Saturday, January 30, 2010

driving across the pond

driving across the pond is so different than driving in the states. obvious difference being that the driver's side is on the right rather than the left therefore one drives on the left.

also, and this lucky for me personally being my first time driving abroad: UK drivers are not road rage maniacs. in fact everyone seems to drive as a community; roads aren't always primo, traffic can be horrendous but hey, we're all in this together, so let's at the very least make everyone's driving experience today a good one. and this itself is AWESOME. no one rides your car's rear end for miles. everyone is fairly patient. no one cuts you off. everyone lets you merge. no one thinks they are entitled to make it through a light blocking oncoming traffic. it's just much more . . . civil.

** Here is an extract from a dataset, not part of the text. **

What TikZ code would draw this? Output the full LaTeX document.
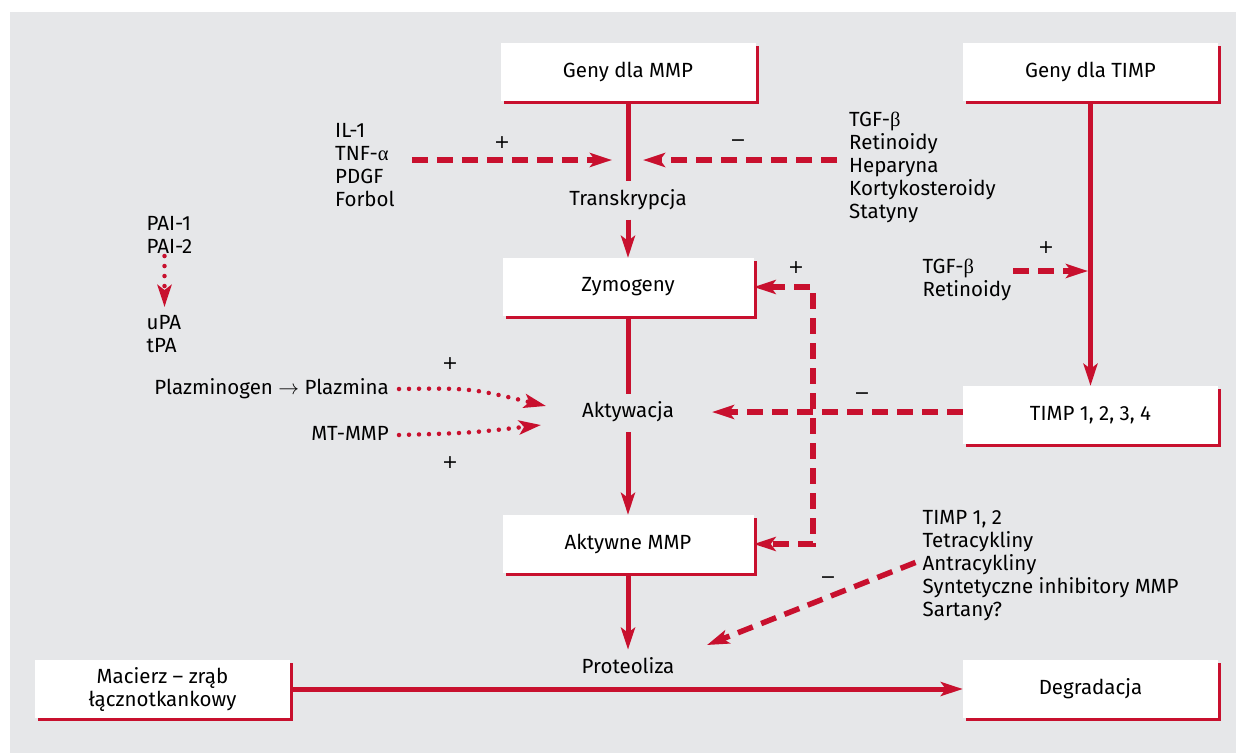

example: though i learned to drive fairly well in the UK, i could not park for s#!%. don't know why, because it's not my regular car or perhaps the parking spaces are smaller than their US counterparts but nonetheless, parking proved difficult for me. at the sainsbury parking structure it took me 6 attempts to get the nissan note into my chosen parking space. even my 4 year old twins asked me why parking was taking me so long. and since lanes are narrow narrow, i was holding up traffic coming AND going. awesome.

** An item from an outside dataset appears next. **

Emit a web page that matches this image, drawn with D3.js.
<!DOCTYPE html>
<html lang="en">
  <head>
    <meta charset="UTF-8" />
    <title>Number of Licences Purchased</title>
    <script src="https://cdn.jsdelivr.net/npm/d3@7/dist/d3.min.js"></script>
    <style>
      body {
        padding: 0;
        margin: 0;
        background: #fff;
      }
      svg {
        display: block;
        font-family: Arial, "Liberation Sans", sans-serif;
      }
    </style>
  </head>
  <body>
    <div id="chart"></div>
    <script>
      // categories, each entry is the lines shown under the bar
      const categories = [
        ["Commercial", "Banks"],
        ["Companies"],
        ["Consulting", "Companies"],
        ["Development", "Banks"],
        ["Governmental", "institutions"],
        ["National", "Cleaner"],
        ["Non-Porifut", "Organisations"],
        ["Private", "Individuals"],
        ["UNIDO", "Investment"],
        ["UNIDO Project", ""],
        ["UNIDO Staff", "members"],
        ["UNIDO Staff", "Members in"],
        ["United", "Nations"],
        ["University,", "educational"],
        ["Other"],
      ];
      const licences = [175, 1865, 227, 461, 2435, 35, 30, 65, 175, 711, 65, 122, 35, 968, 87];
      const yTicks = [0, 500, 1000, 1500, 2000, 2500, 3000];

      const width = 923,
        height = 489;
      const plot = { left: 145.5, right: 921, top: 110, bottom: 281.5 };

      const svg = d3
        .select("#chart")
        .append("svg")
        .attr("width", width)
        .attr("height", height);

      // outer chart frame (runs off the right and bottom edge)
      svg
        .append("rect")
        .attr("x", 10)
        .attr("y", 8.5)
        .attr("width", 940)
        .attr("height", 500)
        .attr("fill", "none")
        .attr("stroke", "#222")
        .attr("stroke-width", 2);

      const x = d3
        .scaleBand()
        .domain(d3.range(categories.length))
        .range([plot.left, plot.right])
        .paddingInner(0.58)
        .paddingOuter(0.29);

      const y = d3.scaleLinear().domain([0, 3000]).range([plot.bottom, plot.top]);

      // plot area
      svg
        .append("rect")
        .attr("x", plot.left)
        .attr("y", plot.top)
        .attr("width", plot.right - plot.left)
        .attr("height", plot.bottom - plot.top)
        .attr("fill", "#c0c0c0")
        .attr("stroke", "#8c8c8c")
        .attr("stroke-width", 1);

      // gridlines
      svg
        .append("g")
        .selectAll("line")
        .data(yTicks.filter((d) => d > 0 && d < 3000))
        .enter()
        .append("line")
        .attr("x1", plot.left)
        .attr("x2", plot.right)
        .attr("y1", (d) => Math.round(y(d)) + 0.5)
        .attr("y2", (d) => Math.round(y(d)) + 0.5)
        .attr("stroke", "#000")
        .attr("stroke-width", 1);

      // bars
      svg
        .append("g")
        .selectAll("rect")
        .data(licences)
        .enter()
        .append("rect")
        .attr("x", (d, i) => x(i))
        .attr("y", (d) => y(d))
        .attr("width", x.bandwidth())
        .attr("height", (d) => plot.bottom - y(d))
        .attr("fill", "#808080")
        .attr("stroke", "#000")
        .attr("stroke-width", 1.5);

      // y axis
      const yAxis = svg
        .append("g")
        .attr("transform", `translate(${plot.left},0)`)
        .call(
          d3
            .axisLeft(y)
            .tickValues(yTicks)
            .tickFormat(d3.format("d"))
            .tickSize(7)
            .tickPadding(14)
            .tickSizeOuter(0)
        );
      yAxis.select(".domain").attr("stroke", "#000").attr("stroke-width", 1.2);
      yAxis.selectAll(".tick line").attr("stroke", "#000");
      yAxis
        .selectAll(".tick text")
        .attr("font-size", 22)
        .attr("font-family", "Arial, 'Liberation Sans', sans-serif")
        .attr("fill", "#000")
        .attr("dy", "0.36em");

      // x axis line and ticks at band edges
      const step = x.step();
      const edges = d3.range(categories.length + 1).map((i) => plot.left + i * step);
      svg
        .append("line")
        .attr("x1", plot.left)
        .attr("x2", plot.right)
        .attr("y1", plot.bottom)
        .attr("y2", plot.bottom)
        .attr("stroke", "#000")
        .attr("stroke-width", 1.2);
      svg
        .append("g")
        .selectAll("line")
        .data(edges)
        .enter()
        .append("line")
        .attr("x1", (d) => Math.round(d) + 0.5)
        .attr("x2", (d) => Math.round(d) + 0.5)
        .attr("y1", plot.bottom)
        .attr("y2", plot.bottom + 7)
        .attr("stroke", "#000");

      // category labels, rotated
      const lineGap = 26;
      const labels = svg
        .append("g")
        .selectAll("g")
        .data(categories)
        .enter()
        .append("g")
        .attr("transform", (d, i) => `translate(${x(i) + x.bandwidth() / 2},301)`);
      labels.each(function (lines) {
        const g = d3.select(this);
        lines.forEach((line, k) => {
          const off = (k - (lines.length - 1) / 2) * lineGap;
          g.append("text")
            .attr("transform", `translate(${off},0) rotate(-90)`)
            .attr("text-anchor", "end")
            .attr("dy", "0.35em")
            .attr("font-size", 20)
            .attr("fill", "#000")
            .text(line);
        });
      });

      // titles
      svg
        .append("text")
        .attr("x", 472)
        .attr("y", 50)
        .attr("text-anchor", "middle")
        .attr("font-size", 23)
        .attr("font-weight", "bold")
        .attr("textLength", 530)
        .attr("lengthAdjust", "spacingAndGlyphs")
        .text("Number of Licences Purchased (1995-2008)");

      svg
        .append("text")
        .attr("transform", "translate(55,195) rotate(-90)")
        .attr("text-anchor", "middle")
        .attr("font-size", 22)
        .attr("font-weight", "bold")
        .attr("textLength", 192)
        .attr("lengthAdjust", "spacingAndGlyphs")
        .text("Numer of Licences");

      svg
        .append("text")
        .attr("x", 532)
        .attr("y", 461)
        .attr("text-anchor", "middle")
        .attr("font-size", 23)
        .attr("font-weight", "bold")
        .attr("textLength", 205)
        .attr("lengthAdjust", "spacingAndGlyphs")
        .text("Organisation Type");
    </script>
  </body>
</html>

after finally manouerving the car into the free space, i expected an angry mob of cars to drive past me with middle fingers shoved up against windows, profanties shouted through open or even closed windows by irate, red-faced drivers as well as the inevitable driver who likes to give you the long honk that says "you are a terrible driver and have thus ruined my day making me late. you suck".

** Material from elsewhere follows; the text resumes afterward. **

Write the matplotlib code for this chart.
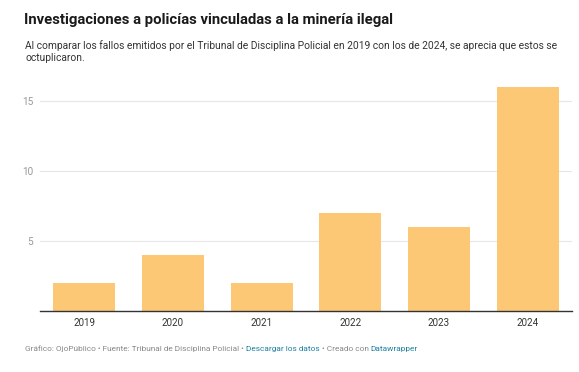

nope. nada. zip. zilch. zero. not one single honk during the entire 6 tries.

every waiting driver/car drove past with me mouthing 1000 apologies and what i got in return was smiles and "no worries mate. cheers!" me: absolutely flabbergasted. because back in the states, every single one of those drivers who i held up with my awful parking skillz would have stopped, rolled down their window and given me a profanity laden tirade until they felt that i had sufficiently "paid" for wasting their precious time. then i would have been given the finger as they sped up and i ate dust. oh, you americans can learn something from this!

signage is also awesome on the UK motorways. enormous signs with even more humongous lettering letting you know a more calm traffic configuration lies ahead, that there are lanes merging from your left, that the motorway is shrinking to 2 lanes instead of 3, so sorry that, that your exit is coming up in 3 hatch marks, and that the rest stop ahead has a costa coffee.
their signage is so fantastic, i now wish i had the foresight to have documented some of the awesome, HUGE motorway signs i saw for your edification.

also, apolozies will abound when there are road improvements being made. i mean it really. the sign will actually say "sorry for the inconvenience". in the states, drivers are lucky to even be informed that there is some sort of road work going on ahead, delaying the drive in to work, school or wherever. usually, we're just in the dark on such matters, cursing all traffic ahead of us.

i left bristol (or b'tol as i have come to refer my adopted city. a name purloined from the M4 turnoff) with a clean driving record: no tickets, no pedestrian, biker or pet deaths, no popped left side tires, no left side of the car scrapes and no angry mob of bristolians cursing my awful driving skillz.